In 2011 debuteert de uit Wales afkomstige band C-sides met de cd “Devitrification”. Bestaand uit drie ex-leden van Magenta laat dit trio muziek horen die in alle facetten de genialiteit mist van mister Rob Reed. Tja, de nummers zijn stuk voor stuk erg onaantrekkelijk, de productie is ronduit lelijk en dat alles in een wat onbeholpen dertien in een dozijn rockstijl. Welke verademing is het dan als “We Are Now”, de hier besproken opvolger, zes jaar later wel het beluisteren waard is. Ik ga niet beweren dat alles picobello is aan het album, maar ik heb toch regelmatig de denkbeeldige duimen omhoog als ik het gebodene onder de loep neem. C-sides heeft zich ontwikkeld tot een progressieve rockband die gecontroleerd zijn gitaargerichte muziek laat horen. Naar mijn idee houdt de band het daarbij op een mengeling van Bryan Adams en de latere Rush. Voor wat het waard is.
Een belangrijke gamechanger is de overgang in de bezetting geweest van zanger/bassist Dan Fry naar zanger Allen McCarty en bassist Jay MacDonald. Je mag deze wisseling absoluut beschouwen als dubbel-bingo. Allereerst McCarty. Het is erg fijn dat hij een aangename stem heeft. De man heeft het relaxte van Mark McCrite (Rocket Scientists). Hij klinkt een tikkeltje nasaal en zijn stem is ook voorzien van een klein laagje bronstigheid. McCarty doet geen rare dingen behalve dan dat hij af en toe z’n stem laat inblikken. Echt storend is dat niet, nee, de vocalen vormen een zekerheid. Met MacDonald ga je de oorlog ook wel winnen. Zijn basloopjes zijn meer dan oké. Virtuoos wurmt hij zich overal doorheen. Beide heren zijn van toegevoegde waarde aangezien ze het beste bij een ieder naar boven hebben gehaald. Vooral het spel van gitarist Martin Rosser is in aantrekkelijkheid met sprongen vooruit gegaan en als ik het al had over de latere Rush, Alex Lifeson moet voor hem de grote inspirator zijn geweest. Ook moet hij, net als ondergetekende, het album “Rock And Roll Animo” van Lou Reed grijs hebben gedraaid. Correct me if I’m wrong. Drummer Allan Mason-Jones laat horen meer te zijn dan zomaar een ritmetikker. Hij staat er zogezegd goed op, zijn creativiteit krijgt volop de ruimte.

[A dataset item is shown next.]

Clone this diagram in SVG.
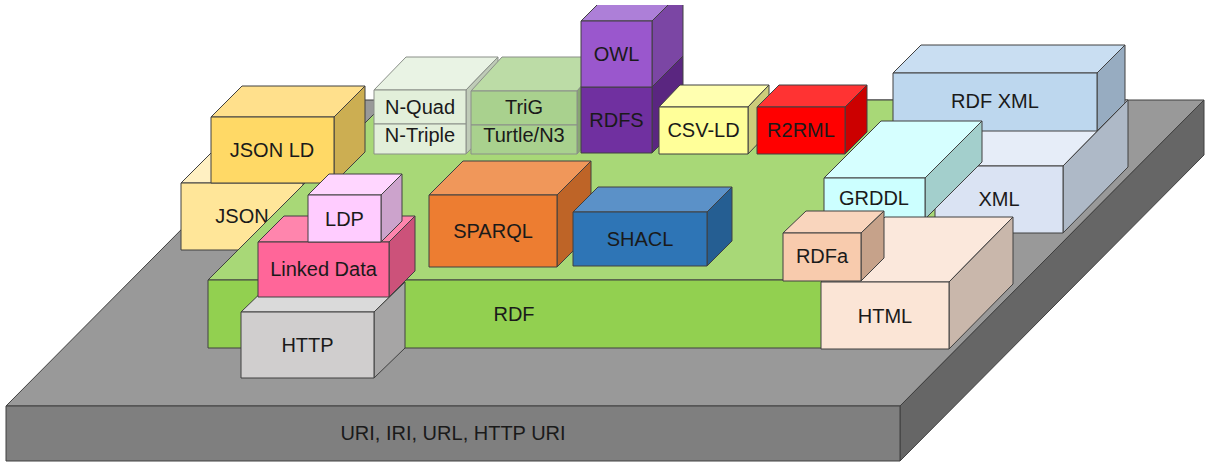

Het zit allemaal gedegen in elkaar en toch is er een harde noot die ik wil kraken. C-sides heeft namelijk af en toe moeite de stukjes op tijd te beëindigen, kortom: soms dreigt het wat saai te worden. Echt specifiek een moment noemen wil ik niet, het is meer iets algemeens. Wat de band dan weer goed heeft gedaan is het aanbrengen van luchtigheid. Zo zitten regelmatig poppy melodieën in de muziek maar er is ook akoestische gitaar, CSNY-achtige samenzang en er zijn minimale toetsen die de muziek een lichtvoetige uitstraling geven. Het totaal kent een breed spectrum, er is altijd wel een hoog riedeltje van wat dan ook. Zelfs de basgitaar zorgt voor enkele hoge noten. Het is een evenwichtig geheel.
C-Sides doet het met lange nummers. Zes van de negen composities klokken rond de negen minuten waarvan het epische Rock And A Hard Place mag gelden als hoogtepunt. Vooral de zeer Rush getinte gitaarsolo is daar debet aan. Twee enigszins afwijkende nummers flankeren de song, het door akoestische slaggitaar voortgedreven Truth Through Clowns en het instrumentale Before The Fall dat een jazzrockgloed á la Jeff Beck heeft. Zo heeft dit album halverwege een hartveroverende fase. Maar eigenlijk weet alles vanaf opener Out Of The Water je mee te slepen. C–Sides is een band die zich nergens vergaloppeert of uit de bocht vliegt. Ik vind dat altijd fijn en zeg erbij dat men op “We Are Now” absoluut niet op safe heeft gespeeld.
Al met al boekt C-Sides met “We Are Now” een flinke overwinning op zichzelf, een uitstekende revanche. We hebben het hier over een album dat de jaarlijstjes die het progpubliek zo graag maakt vast niet zal gaan halen. Van mij krijgen ze daarom nu al een eervolle vermelding.